Why Automated Persona Optimisation Works in the US — But Breaks in Europe
In theory, modern performance marketing should be simple.
You feed platforms enough data, allow algorithms to learn, and over time they build increasingly refined personas — not the old-school PowerPoint versions, but living, breathing clusters of behaviour:
- who converts
- why they convert
- what messaging resonates
- when intent peaks
In the US, this system is not just possible — it’s core to how high-performing growth teams operate.
In Europe, however, it fundamentally breaks down.
And the reason is not technical.
It’s regulatory.
The promise of automated personas
The real power of modern ad platforms (Meta, Google, TikTok) is not targeting — it’s feedback loops.
At scale, platforms learn:
- micro-behaviours before conversion
- cross-session intent signals
- content engagement patterns
- device and contextual correlations
From this, they construct probabilistic personas that are:
- dynamic
- self-improving
- commercially actionable
These are not “women aged 25–34 interested in fitness.”
They are:
“Users exhibiting early-stage metabolic health anxiety, responding to aspirational wellness cues, with a 3-day conversion window when exposed to social proof.”
That level of granularity is where real performance gains come from.
Why this works in the US
In the US, platforms are able to:
- track users across sessions and devices
- use probabilistic identity resolution
- process behavioural data without explicit consent at every step
- optimise against deep conversion signals
This enables:
- rapid signal accumulation
- stable learning phases
- high-confidence audience modelling
In short:
The algorithm actually knows what it’s doing.
Why it breaks in Europe
Under General Data Protection Regulation (GDPR), the entire feedback loop is constrained.

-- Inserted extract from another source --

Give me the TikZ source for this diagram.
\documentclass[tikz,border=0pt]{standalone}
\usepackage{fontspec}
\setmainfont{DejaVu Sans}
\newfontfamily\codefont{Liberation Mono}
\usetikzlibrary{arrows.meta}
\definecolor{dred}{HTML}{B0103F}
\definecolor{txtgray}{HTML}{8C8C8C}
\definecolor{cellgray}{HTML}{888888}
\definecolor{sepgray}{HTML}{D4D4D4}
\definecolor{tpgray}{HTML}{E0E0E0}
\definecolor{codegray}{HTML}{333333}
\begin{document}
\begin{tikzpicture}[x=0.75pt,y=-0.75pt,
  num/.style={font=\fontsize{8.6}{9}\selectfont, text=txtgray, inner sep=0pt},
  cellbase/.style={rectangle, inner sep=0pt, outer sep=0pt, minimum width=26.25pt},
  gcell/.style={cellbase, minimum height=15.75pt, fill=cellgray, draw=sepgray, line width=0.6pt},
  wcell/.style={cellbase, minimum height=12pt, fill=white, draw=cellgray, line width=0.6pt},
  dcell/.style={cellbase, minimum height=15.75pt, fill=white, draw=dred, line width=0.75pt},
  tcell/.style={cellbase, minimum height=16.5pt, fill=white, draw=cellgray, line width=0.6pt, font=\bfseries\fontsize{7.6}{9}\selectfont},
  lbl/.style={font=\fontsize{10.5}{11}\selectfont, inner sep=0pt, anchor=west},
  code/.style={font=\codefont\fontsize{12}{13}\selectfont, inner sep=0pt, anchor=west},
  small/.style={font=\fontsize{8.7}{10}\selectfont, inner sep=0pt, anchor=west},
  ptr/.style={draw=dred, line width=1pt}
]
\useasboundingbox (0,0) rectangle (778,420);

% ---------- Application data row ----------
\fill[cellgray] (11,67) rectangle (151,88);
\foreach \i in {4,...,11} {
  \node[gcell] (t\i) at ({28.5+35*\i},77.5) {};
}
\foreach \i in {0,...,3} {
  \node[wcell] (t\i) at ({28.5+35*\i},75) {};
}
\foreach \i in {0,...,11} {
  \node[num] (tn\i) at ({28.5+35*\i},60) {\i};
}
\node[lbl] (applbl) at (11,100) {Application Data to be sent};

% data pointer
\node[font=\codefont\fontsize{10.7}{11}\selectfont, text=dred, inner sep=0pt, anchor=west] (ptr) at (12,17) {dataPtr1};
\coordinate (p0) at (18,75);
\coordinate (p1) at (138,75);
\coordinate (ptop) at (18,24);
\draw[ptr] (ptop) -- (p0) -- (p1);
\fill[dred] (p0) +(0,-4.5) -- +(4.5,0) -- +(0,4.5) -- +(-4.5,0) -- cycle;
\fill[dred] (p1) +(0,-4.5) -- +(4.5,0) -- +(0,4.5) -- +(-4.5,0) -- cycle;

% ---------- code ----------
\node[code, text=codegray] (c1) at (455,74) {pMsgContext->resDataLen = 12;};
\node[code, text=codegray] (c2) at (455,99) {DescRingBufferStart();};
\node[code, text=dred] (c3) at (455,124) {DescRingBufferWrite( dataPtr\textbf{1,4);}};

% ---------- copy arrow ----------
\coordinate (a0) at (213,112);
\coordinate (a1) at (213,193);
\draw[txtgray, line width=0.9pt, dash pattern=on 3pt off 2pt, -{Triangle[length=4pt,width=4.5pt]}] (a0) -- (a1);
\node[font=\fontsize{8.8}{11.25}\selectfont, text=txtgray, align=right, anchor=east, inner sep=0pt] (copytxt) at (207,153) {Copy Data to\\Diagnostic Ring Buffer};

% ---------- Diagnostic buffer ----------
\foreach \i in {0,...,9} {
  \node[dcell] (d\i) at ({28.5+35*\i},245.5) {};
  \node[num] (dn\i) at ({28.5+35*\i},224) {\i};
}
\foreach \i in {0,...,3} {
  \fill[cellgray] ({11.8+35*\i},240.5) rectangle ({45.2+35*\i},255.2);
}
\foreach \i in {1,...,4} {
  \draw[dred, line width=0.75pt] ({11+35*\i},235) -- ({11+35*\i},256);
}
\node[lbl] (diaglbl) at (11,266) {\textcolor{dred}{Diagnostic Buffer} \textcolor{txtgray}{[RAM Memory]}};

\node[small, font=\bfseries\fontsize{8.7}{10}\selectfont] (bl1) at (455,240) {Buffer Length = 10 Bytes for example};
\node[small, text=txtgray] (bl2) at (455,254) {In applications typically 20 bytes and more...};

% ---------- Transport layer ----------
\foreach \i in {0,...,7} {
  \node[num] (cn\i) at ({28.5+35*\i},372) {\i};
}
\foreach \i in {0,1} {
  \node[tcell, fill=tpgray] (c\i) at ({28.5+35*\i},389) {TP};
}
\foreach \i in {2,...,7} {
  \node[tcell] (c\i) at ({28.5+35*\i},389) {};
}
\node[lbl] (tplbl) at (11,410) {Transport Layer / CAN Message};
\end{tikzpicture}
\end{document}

Not in theory — in practice.
1. Consent fragmentation
Users must opt in to tracking.
This results in:
- incomplete datasets
- biased samples (only consented users)
- broken attribution chains
The algorithm is no longer learning from reality — it’s learning from a partial, skewed version of it.

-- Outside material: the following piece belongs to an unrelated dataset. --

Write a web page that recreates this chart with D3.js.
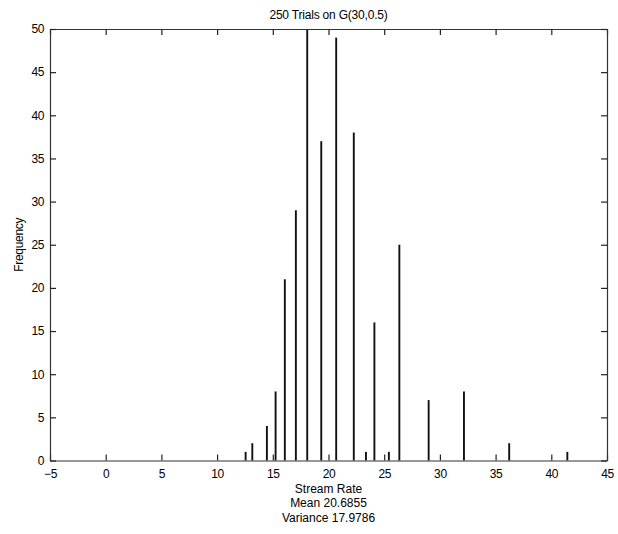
<!DOCTYPE html>
<html>
<head>
<meta charset="utf-8">
<script src="https://cdn.jsdelivr.net/npm/d3@7"></script>
<style>
  html, body { margin: 0; padding: 0; background: #fff; }
  svg { display: block; }
  text { font-family: "Liberation Sans", Arial, sans-serif; fill: #000; }
</style>
</head>
<body>
<svg id="chart" width="618" height="534"></svg>
<script>
// Histogram of simulated stream rates
const rates = [12.56, 13.16, 14.47, 15.25, 16.08, 17.07, 18.09, 19.35, 20.69,
               22.27, 23.36, 24.12, 25.42, 26.36, 28.99, 32.16, 36.22, 41.44];
const counts = [1, 2, 4, 8, 21, 29, 50, 37, 49,
                38, 1, 16, 1, 25, 7, 8, 2, 1];
const xTicks = [-5, 0, 5, 10, 15, 20, 25, 30, 35, 40, 45];
const yTicks = [0, 5, 10, 15, 20, 25, 30, 35, 40, 45, 50];
const titleText = "250 Trials on G(30,0.5)";
const xLabelLines = ["Stream Rate", "Mean 20.6855", "Variance 17.9786"];
const yLabelText = "Frequency";

const svg = d3.select("#chart");
const plotL = 50, plotR = 607, plotT = 29, plotB = 460.5;

const x = d3.scaleLinear().domain([-5, 45]).range([plotL, plotR]);
const y = d3.scaleLinear().domain([0, 50]).range([plotB, plotT]);

const barW = 0.17; // bar width in data units

// bars
svg.append("g")
  .selectAll("rect")
  .data(rates.map((r, i) => ({ r, c: counts[i] })))
  .join("rect")
  .attr("x", d => x(d.r - barW / 2))
  .attr("width", d => x(d.r + barW / 2) - x(d.r - barW / 2))
  .attr("y", d => y(d.c))
  .attr("height", d => y(0) - y(d.c))
  .attr("fill", "#111");

const tickLen = 6;
const fmt = d => (d < 0 ? "\u2212" + Math.abs(d) : String(d));

// bottom axis (ticks point inward)
const gx = svg.append("g").attr("transform", `translate(0,${plotB})`)
  .call(d3.axisBottom(x).tickValues(xTicks).tickSizeInner(-tickLen).tickSizeOuter(0).tickPadding(9).tickFormat(fmt));
// top axis
const gxt = svg.append("g").attr("transform", `translate(0,${plotT})`)
  .call(d3.axisTop(x).tickValues(xTicks).tickSizeInner(-tickLen).tickSizeOuter(0).tickFormat(""));
// left axis
const gy = svg.append("g").attr("transform", `translate(${plotL},0)`)
  .call(d3.axisLeft(y).tickValues(yTicks).tickSizeInner(-tickLen).tickSizeOuter(0).tickPadding(6).tickFormat(fmt));
// right axis
const gyr = svg.append("g").attr("transform", `translate(${plotR},0)`)
  .call(d3.axisRight(y).tickValues(yTicks).tickSizeInner(-tickLen).tickSizeOuter(0).tickFormat(""));

[gx, gxt, gy, gyr].forEach(g => {
  g.select(".domain").attr("stroke", "#333").attr("stroke-width", 1.2);
  g.selectAll(".tick line").attr("stroke", "#222").attr("stroke-width", 1.2);
  g.selectAll(".tick text").attr("font-size", 12).attr("fill", "#000")
    .attr("font-family", "'Liberation Sans', Arial, sans-serif")
    .style("letter-spacing", "-0.4px");
});

// title
svg.append("text")
  .attr("x", (plotL + plotR) / 2).attr("y", 19)
  .attr("text-anchor", "middle").attr("font-size", 12)
  .style("letter-spacing", "-0.2px")
  .text(titleText);

// x label with summary statistics
svg.append("g").selectAll("text")
  .data(xLabelLines)
  .join("text")
  .attr("x", (plotL + plotR) / 2)
  .attr("y", (d, i) => 492.5 + i * 14.5)
  .attr("text-anchor", "middle").attr("font-size", 12)
  .text(d => d);

// y label
svg.append("text")
  .attr("transform", `translate(23,${(plotT + plotB) / 2}) rotate(-90)`)
  .attr("text-anchor", "middle").attr("font-size", 12)
  .style("letter-spacing", "-0.3px")
  .text(yLabelText);
</script>
</body>
</html>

2. Loss of cross-platform identity
Without consistent identifiers:
- cross-device tracking degrades
- session stitching weakens
- attribution windows collapse
This removes the ability to build coherent behavioural narratives.
3. Restricted data enrichment
In the US, datasets can be enriched and combined.
In Europe:
- data minimisation rules apply
- purpose limitation restricts reuse
- combining datasets becomes legally complex
Result:
No compounding intelligence.
4. Reduced signal density
Machine learning systems depend on volume and continuity of signal.
GDPR reduces both.
Which means:
- longer learning phases
- weaker optimisation
- more volatility in performance
The illusion of parity
European marketers often assume:
“We’re using the same platforms, so we’re playing the same game.”
You’re not.
You’re using the same interface, but the underlying data environment is fundamentally different.
In the US:
- optimisation is data-rich and predictive
In Europe:
- optimisation is often modelled, inferred, and incomplete
What this means in practice
1. Persona automation is less reliable
You can still build audiences — but they are:
- less granular
- slower to adapt
- less commercially precise
2. Creative matters more
When targeting weakens, creative becomes the primary signal driver.

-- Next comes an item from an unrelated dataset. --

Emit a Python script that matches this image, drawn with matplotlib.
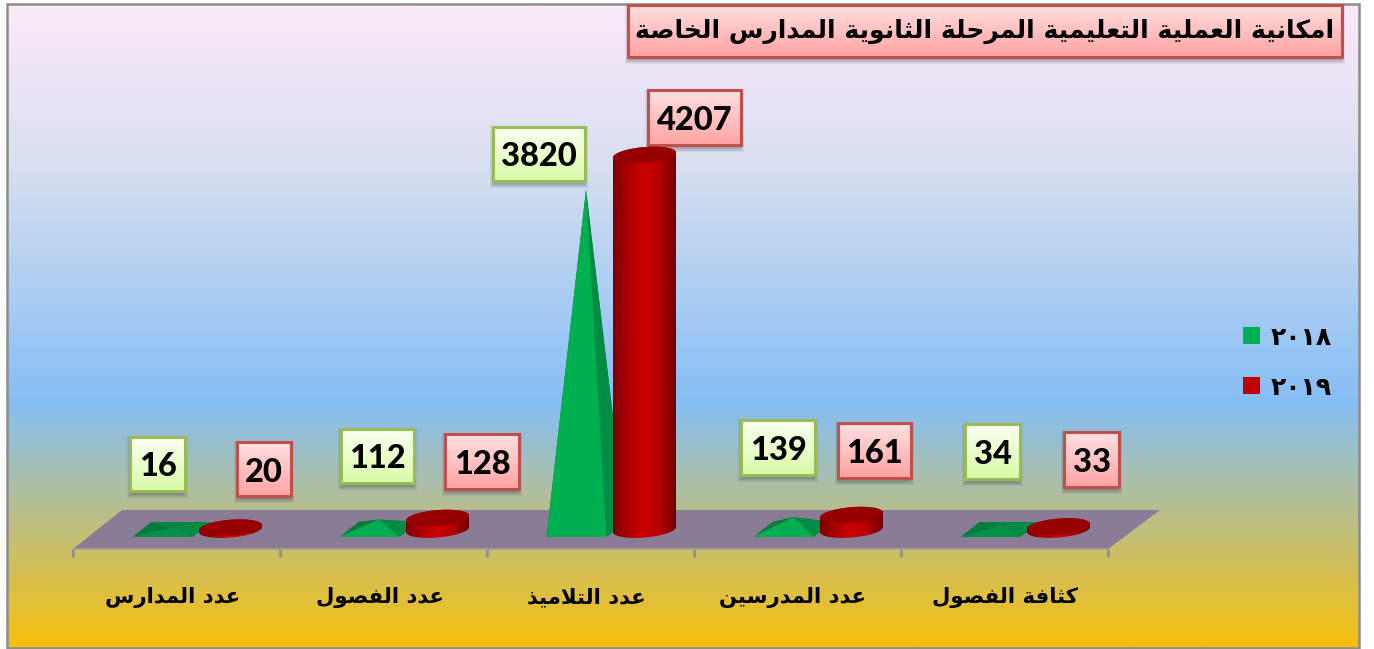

The best European campaigns win not by targeting the right person — but by:
making the right person self-identify through the creative.
3. First-party data becomes critical
The only scalable advantage in Europe is:
- owned data
- consented data
- structured data pipelines
Brands that invest here outperform those relying purely on platform learning.
4. Media buying requires more human intervention
In the US, you can lean into automation.
In Europe, you still need:
- manual segmentation thinking
- hypothesis-led testing
- tighter campaign structures
The strategic reality
GDPR is not going away.
And neither is the performance gap it creates.
The winners in Europe will not be the ones trying to replicate US-style automation.
They will be the ones who adapt to a different model:
- creative-led targeting
- first-party data ecosystems
- hybrid human + algorithmic optimisation
Bottom line
Automated, high-resolution persona modelling is a function of data freedom.
The US has it.
Europe doesn’t — at least not to the same degree.
And until that changes, performance marketing in Europe will remain:
less about letting the algorithm decide
and more about understanding the system it’s operating within.